Monday, April 2, 2007

Ryan Cassavaugh

Ryan Cassavaugh is a member of the improv comedy troupe Equinox Comedy Deathmatch and a writer for the "Pizza Show," as well as an award-winning playwright. He is happily married with three cats and a baby on the way.



The question sent Donna Lou’s mind reeling back thorough the years, to when she had first been asked that question. She was on-stage in a high school production of “Annie Get Your Gun…Again!” an ill-conceived and short-lived sequel to the popular stage musical. The question had been posed by her drama teacher, Mr. Wilberforce, as he flung a toasted sesame-seed bagel at her head.
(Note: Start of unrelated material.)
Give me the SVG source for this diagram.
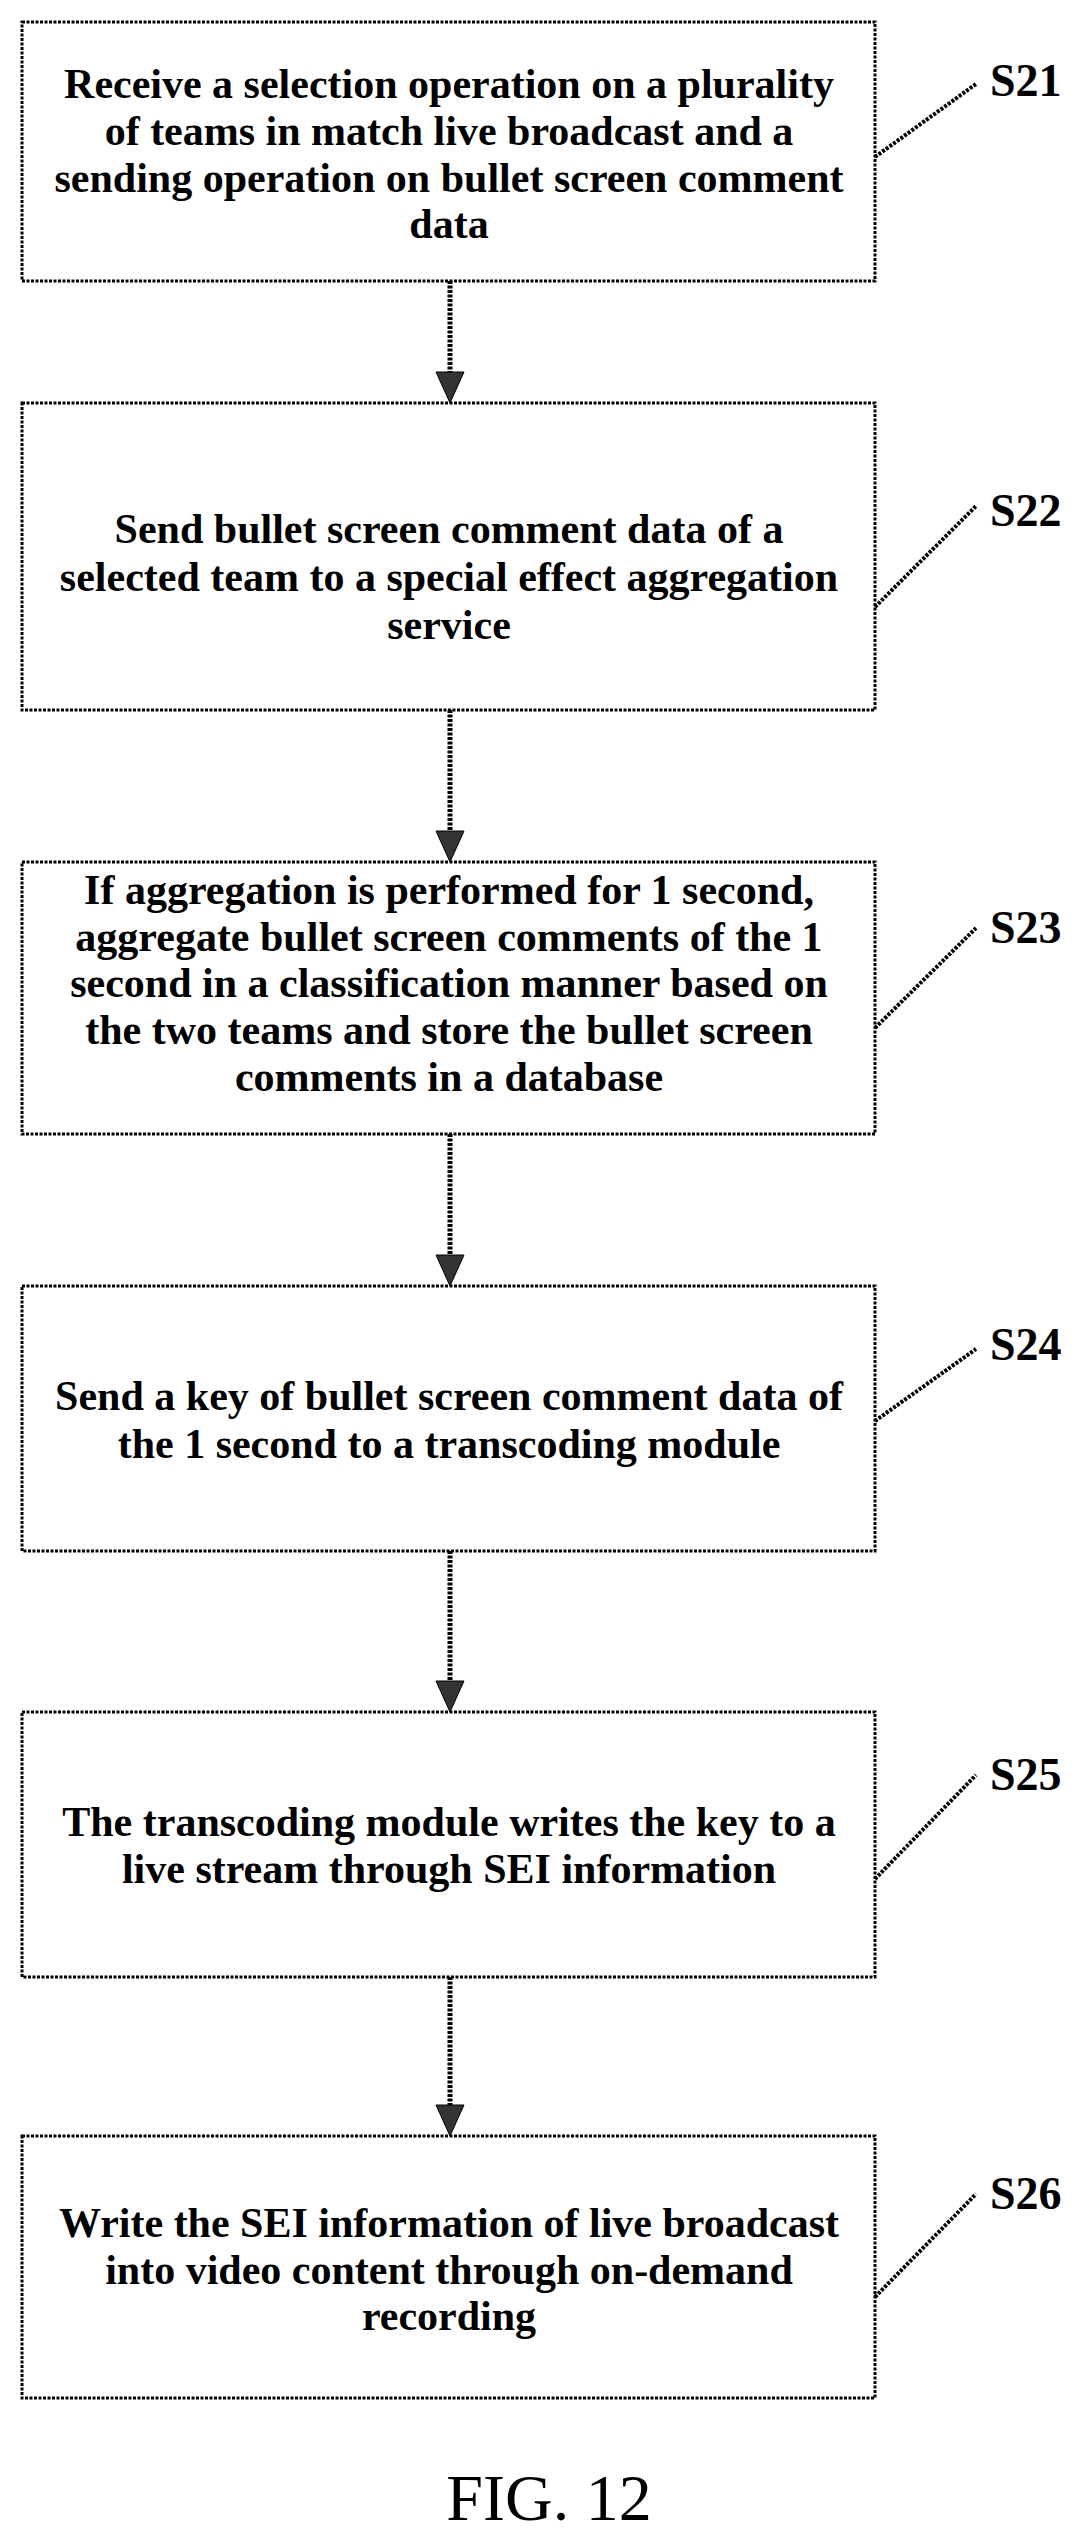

“Are you an actress?” he had asked. “Because you give the impression of a tone deaf cow in high-heeled slippers having a seizure!”

The question confused Donna Lou, since she was, in fact, playing a tone deaf cow in high-heeled slippers having a seizure. To this day she was still unsure if the comment was a compliment or an insult.
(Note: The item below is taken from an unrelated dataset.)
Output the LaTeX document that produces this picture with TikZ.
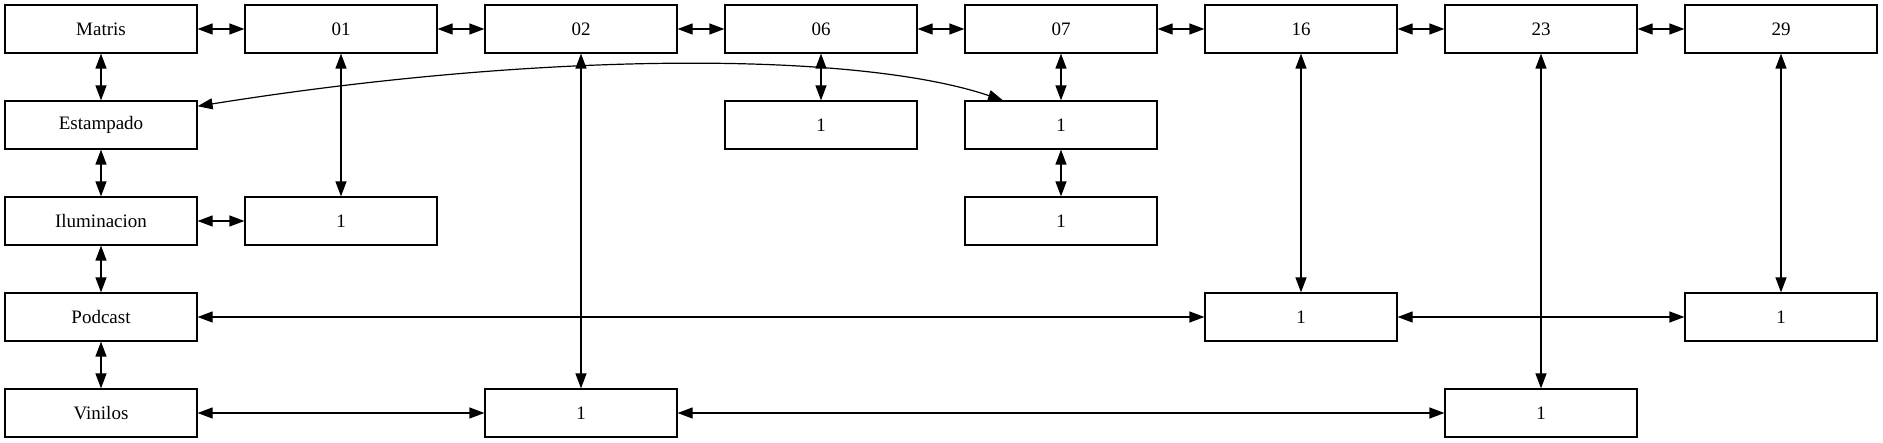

“I think she’s deaf,” the taller man said, staring at Donna Lou with a look that straddled the fine line between pity and annoyance.

“Pity,” said the small man. “She would have been perfect for the part of the mining pit.”
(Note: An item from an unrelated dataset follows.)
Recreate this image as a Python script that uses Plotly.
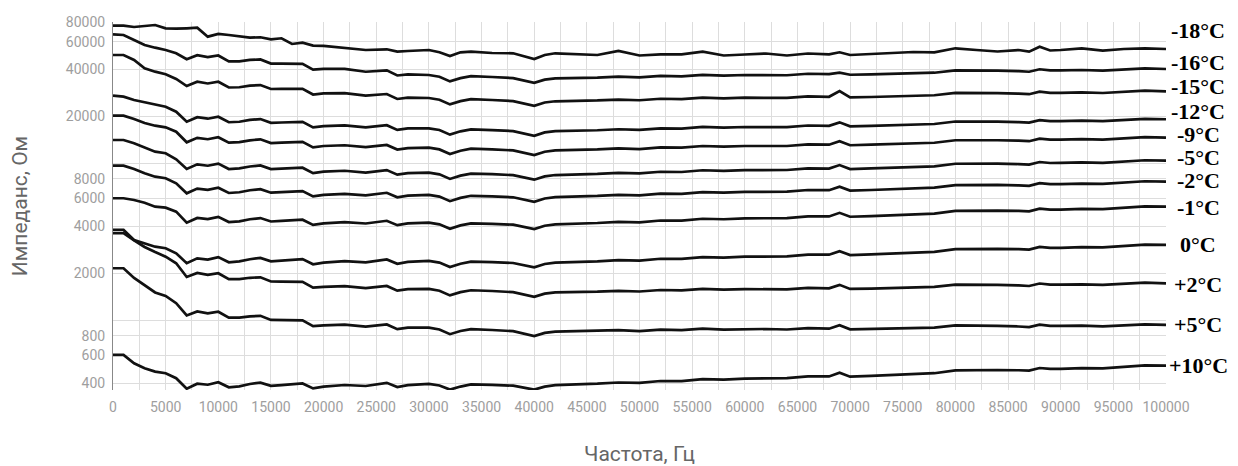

The Native looking man smiled a pleasant smile and nodded; the two men moved away both shaking their heads.

Donna tried to yell, “Wait, come back!” but the words didn’t come. She tried to say anything. Nothing happened. She was paralyzed with anticipation. This was her big break, she knew it. This is what she had always dreamed of. Why couldn’t she say anything? They were leaving. Worse… they were going to another table. To Patti Ponderfund’s table. Patti was Donna’s arch nemesis, or at least Donna thought so. She doubted Patti even knew her name. Patti was the lead in all the local productions. She had even been in a commercial. A national commercial for a line of vegetarian pet food. She had a line. An entire line! She said “Cats don’t know it’s not real fish!” She said it directly into the camera. The thought of it made Donna Lou queasy. Patti was going to get Donna’s big break. Patti was going to be a star. It wasn’t fair. This was Donna’s break, not Patti’s. She had to do something! Why couldn’t she speak? Time almost stopped. Donna watched as the two men inched closer to Patti’s table. In an instant she would see them and smile that million dollar smile at them and it would be all over. It was now or never, Donna had to act… that’s when it hit her.

Of course! There was only one thing she could do…

3 comments:

Anonymous said...

There are now nine somewhat developed characters. Ryan almost does not add another, except Donna needs a foil and so we meet, almost, Patty. An then there is the brief appearance of Mr. Wilburforce in a flashback that illuminates a very important aspect of Donna's character, an ambivalent reaction that is always generated by her in others. So really there are now eleven characters, of whom only six or so are all that active. Another small step for plot and a giant leap for the Bozemankind.
Several lines in this chapter got excellent crowd response and several became eerily prescient.

Ray Sikorski said...

And let's not forget Gary Geek. Hmm, could it be self-referential?

Anonymous said...

I thought Gary was one of Marjorie's characters. Perhaps it is self-reverential?